# What are the critical points, if any, of f(x,y) = 5x^2 + 4xy + 3y^2 - 52x - 56y + 13?

Jun 7, 2016

$f \left(x , y\right)$ has a local minimum point at $\left\{x = 2 , y = 8\right\}$

#### Explanation:

We will determine the stationary points instead.

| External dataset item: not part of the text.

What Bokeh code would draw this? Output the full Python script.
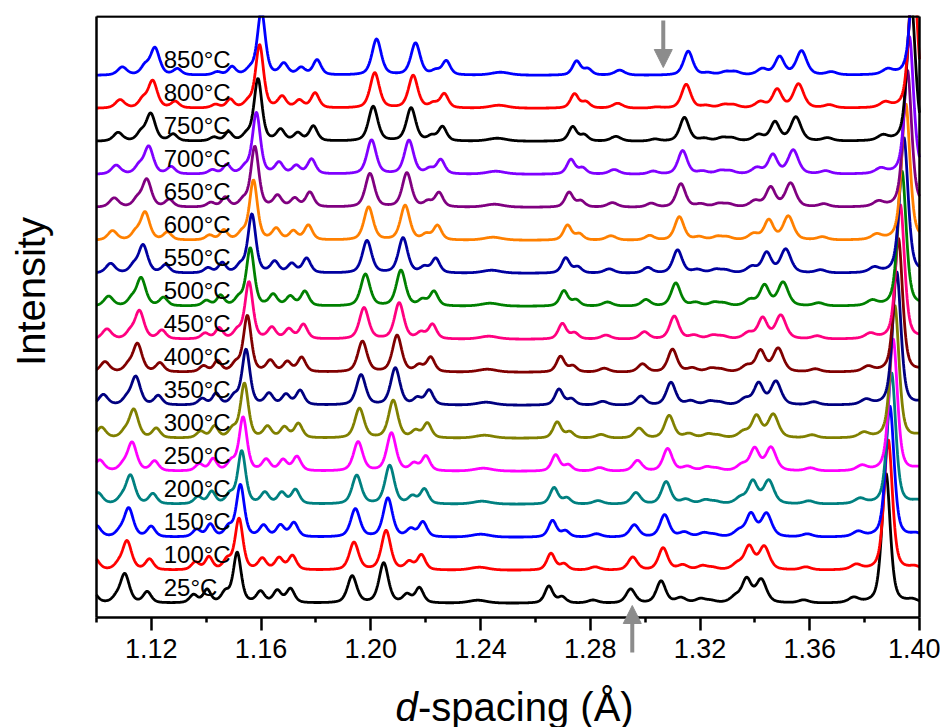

Those points observe the condition

$\nabla f \left(x , y\right) = \vec{0}$

In the present case we have

$\nabla f \left(x , y\right) = \left\{\frac{\partial f}{\partial x} , \frac{\partial f}{\partial y}\right\} = \left\{- 52 + 10 x + 4 y , - 56 + 4 x + 6 y\right\}$

and for stationary points determination

 { (-52 + 10 x + 4 y = 0), (-56 + 4 x + 6 y=0) :}

solving for $x , y$ we have

$\left\{x = 2 , y = 8\right\}$

Point qualification is obtained by computing

${\nabla}^{2} f \left(x , y\right) = \left(\begin{matrix}{f}_{x x} & {f}_{x y} \\ {f}_{y x} & {f}_{y y}\end{matrix}\right)$

In this point we have

${\nabla}^{2} f \left(2 , 8\right) = \left(\begin{matrix}10 & 4 \\ 4 & 6\end{matrix}\right)$

This matrix is positive definite because it have two positive eigenvalues $\left\{2 \left(4 + \sqrt{5}\right) , 2 \left(4 - \sqrt{5}\right)\right\}$ so the point is a local minimum point.